The Ploumen Case: Does the Vatican Have a Pro-Abortion Lobby?

The story of the award of the Pontifical Order of St. Gregory the Great being given to the Dutch pro-abortion activist Lilian Ploumen has reached such levels of absurdity that it is difficult to avoid talking about a real pro-abortion lobby within the Holy See. Also, as has already been said in the last few days, this is only the latest of a series of ever more embarrassing “incidents” on which it would have been more than opportune for the Holy See to make a definitive clarification.

Now we have the Ploumen case, uncovered in recent days by Michael Hichborn of the Lepanto Institute. As we have already explained, Ploumen, who is a minister of development for Holland and a super-activist for abortion and “LGBT” rights – and who, as a matter of fact, has a list of awards to make Emma Bonino jealous. It is difficult to understand how the Vatican could possibly give her an award given to those who are distinguished for their service to the Church.

The Vaticanist Marco Tosatti asked for an explanation from the spokesman of the Holy See, and on the evening of Monday, January 15, he received a brief statement signed by Paloma Garcia Ovejero, assistant to Greg Burke, according to which the award was given to Ms. Ploumen last June on the occasion of the “visit of the Dutch royalty to the Holy Father” and “in accord with the diplomatic custom of the exchange of honors between Delegations on the occasion of an official visit of a Head of State to the Vatican.” This honor, concludes the statement, “is therefore not in any way a placet to the politics in favor of abortion and birth control which Ms. Ploumen has promoted.”

This statement was obviously an attempt to minimize the affair, but the response – if this is possible – actually makes it worse. If one reads the statement one could think that, on the occasion of the visit of a diplomatic delegation, the Holy See prepares a table with a few medals on it, corresponding to the various orders of chivalry, which the guests then are free to take at random. But this is not the case. Such honors are given to the person and only after an evaluation of the merits of the candidate. The reason for the award being granted accompanies the awarding of the cross, the symbol of the honor.

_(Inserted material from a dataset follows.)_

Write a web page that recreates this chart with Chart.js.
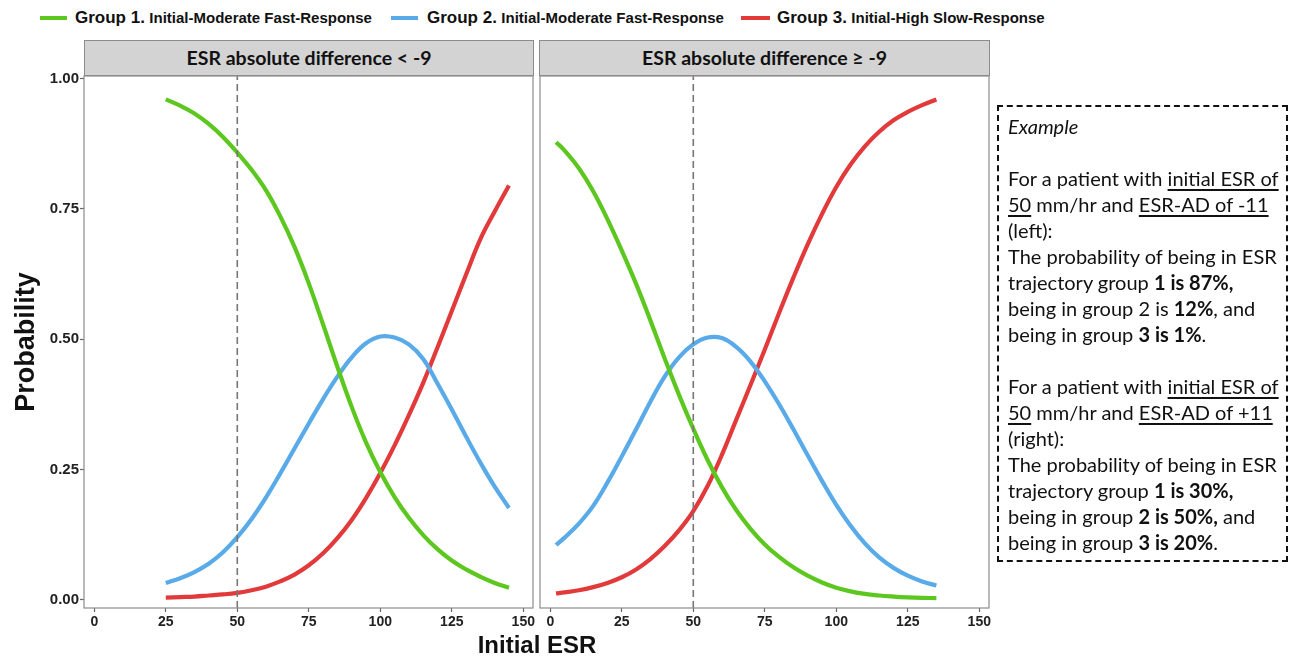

This fact is confirmed by Ploumen herself in the video that made news of this story. She says, in fact, that her pro-abortion activism “was not mentioned,” but “it is interesting that what was mentioned was that it was for [providing] resources for society.” At any rate, she sees the award “as a confirmation of what is being done for young women and for abortion,” confessing that in recent years, she has spent a long time lobbying the Vatican, seeking its cooperation in various ways in developing countries.

Thus, this was no casual award. Who Ploumen is and what she does must be well known in the Vatican, even more because a few years ago, there was a decision to carefully restrict who would receive these honors after another scandal, which involved the same awarding of the Order of St. Gregory the Great. In the fall of 2012 in England, it came to light that the BBC presenter Jimmy Savile, who had died in 2011, was a serial molester of women and underage girls. He had also been enrolled in the Order of St. Gregory the Great. In that case, however, the award was given before the truth about him came to light, and the award was linked to the generous charitable donations he had given over the years. “No more easy awards” was the order from the secretary of state, and from that time on, there were stricter controls placed on such papal honors.

The Ploumen case is much more serious. In this case, it is well known which “civil” causes the Dutch minister promotes, but what is not known is what merit the Holy See recognizes in her work. Moreover, the Dutch cardinal Willem Eijk was not asked about the conferral of the award, as he made a point of emphasizing in his statement published on January 15. The Vatican statement – which covers up the matter and explains nothing – is therefore just as scandalous as the granting of the award.

It is beginning to become clear that there are those in high places in the Vatican profiting from this pontificate to advance agendas that have nothing to do with the teachings of the Catholic Church. On the question of abortion, it is necessary to recognize that Pope Francis’s words have always been very clear, even if he has not intervened to influence the political debate on this topic, as he has done with other issues. For example, he said, “Abortion is a crime. It is an absolute evil” during the press conference returning from Mexico on February 18, 2016. But he is surrounded by people who evidently want to turn the Church in another direction, in which the promotion of the LGBT agenda, with lots of “gay unions,” and openness to contraception while turning a blind eye to abortion all march together hand in hand.

It is therefore now more urgent than ever that there be a clear intervention by the pope to put an end to this drift, because in this case – whether intended or not – silence becomes complicity.